> DIRECTION
Return exactly and only these lines: the first of the listing through the one containing "const BIN_WIDTH = 0.03;".

> PROVIDED MATERIAL

************

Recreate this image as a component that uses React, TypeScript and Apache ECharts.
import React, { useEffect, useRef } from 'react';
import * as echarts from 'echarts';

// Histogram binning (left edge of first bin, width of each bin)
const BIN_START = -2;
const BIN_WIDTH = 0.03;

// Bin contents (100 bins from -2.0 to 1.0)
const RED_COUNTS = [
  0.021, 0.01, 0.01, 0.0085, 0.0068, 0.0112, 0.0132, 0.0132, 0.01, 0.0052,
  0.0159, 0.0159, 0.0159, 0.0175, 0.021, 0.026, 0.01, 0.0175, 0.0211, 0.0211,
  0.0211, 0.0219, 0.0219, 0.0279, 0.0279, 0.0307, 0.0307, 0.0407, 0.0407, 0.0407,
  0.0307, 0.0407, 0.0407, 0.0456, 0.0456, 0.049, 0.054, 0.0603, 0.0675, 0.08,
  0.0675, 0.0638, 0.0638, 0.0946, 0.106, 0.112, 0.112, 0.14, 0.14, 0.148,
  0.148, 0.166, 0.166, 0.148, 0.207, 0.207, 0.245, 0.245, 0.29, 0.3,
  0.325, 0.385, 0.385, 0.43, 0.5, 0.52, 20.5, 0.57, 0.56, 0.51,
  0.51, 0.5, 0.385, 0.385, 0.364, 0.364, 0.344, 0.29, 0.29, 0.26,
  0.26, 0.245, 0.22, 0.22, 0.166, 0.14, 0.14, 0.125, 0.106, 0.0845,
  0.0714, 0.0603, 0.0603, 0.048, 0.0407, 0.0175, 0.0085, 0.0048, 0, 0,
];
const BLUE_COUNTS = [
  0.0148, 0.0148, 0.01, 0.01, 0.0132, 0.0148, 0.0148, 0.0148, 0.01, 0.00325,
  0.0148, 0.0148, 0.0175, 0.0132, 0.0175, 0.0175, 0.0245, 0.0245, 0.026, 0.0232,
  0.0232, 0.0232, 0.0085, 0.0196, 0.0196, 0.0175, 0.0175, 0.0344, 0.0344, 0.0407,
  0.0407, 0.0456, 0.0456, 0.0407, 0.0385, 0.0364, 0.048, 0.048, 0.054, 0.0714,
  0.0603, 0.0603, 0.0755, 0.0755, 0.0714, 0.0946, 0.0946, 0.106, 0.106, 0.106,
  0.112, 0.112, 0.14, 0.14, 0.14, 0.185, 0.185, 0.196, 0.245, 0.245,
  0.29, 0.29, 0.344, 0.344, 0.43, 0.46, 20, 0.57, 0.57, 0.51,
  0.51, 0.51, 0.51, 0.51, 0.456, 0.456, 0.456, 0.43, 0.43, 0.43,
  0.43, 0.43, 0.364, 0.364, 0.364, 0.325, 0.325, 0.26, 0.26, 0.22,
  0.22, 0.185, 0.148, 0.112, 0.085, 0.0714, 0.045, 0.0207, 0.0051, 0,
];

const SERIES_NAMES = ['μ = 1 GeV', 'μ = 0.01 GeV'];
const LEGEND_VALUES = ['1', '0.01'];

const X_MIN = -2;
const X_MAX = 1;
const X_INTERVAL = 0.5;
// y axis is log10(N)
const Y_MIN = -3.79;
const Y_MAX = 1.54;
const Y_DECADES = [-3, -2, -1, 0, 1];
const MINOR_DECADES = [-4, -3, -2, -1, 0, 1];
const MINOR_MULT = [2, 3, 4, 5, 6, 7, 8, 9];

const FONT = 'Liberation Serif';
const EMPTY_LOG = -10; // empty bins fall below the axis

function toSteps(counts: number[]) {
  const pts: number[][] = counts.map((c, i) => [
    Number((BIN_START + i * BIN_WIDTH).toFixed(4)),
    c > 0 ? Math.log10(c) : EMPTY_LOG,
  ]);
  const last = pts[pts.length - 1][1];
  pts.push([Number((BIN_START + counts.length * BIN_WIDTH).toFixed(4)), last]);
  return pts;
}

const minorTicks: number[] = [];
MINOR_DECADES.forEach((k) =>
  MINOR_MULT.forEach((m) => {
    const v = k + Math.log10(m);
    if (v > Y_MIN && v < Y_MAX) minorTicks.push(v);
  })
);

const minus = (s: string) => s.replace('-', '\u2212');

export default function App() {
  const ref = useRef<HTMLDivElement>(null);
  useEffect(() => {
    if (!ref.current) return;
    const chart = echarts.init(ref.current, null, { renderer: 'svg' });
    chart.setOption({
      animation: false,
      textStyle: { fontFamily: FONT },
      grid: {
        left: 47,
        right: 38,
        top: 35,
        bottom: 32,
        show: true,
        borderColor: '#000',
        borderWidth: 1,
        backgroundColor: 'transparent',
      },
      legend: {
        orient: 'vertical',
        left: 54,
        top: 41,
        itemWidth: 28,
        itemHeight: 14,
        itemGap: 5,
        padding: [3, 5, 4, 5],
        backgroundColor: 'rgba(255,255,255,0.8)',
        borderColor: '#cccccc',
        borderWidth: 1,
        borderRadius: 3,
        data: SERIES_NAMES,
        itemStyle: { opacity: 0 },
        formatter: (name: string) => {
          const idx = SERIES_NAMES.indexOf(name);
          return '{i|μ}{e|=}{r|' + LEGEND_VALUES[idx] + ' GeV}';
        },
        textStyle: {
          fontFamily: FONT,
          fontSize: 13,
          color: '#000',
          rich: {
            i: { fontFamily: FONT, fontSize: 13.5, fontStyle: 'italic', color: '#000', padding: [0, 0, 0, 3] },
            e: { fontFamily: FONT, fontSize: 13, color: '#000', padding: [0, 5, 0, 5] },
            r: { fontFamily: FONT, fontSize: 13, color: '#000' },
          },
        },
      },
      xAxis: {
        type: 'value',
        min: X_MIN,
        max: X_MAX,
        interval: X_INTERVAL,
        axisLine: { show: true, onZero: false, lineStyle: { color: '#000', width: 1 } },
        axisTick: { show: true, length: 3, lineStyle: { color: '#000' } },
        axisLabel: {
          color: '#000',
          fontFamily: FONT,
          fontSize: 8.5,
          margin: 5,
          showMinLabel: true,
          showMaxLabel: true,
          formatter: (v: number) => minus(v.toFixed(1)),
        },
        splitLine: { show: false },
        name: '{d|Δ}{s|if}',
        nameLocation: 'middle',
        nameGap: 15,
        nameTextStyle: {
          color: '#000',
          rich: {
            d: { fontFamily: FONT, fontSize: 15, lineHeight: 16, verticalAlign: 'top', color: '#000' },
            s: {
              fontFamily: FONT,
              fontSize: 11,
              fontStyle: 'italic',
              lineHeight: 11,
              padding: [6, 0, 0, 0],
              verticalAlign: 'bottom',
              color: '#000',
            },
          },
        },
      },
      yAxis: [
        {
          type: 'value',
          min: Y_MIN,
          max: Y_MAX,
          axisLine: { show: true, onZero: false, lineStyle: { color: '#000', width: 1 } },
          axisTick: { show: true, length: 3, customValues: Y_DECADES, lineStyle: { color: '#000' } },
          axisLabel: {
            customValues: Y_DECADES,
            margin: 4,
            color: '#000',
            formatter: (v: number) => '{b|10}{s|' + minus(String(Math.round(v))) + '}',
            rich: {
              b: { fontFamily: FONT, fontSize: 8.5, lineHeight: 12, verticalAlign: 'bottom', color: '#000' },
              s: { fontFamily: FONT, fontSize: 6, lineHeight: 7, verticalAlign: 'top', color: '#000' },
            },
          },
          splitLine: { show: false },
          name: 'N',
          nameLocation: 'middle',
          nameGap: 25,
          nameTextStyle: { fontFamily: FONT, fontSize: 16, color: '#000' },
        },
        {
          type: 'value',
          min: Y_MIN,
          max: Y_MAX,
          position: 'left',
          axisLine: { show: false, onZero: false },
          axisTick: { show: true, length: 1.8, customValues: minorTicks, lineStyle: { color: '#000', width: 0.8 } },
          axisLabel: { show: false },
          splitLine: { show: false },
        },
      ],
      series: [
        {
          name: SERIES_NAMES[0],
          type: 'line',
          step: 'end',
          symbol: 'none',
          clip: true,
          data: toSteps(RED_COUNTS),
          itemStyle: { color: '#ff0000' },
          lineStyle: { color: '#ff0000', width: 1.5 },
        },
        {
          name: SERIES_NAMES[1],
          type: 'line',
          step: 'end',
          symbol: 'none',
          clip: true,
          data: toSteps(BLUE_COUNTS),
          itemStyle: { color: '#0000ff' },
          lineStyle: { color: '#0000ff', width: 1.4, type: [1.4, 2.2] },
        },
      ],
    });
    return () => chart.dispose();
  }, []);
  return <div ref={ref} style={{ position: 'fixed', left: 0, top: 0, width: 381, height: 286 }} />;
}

************

> REPLY
Recreate this image as a component that uses React, TypeScript and Apache ECharts.
import React, { useEffect, useRef } from 'react';
import * as echarts from 'echarts';

// Histogram binning (left edge of first bin, width of each bin)
const BIN_START = -2;
const BIN_WIDTH = 0.03;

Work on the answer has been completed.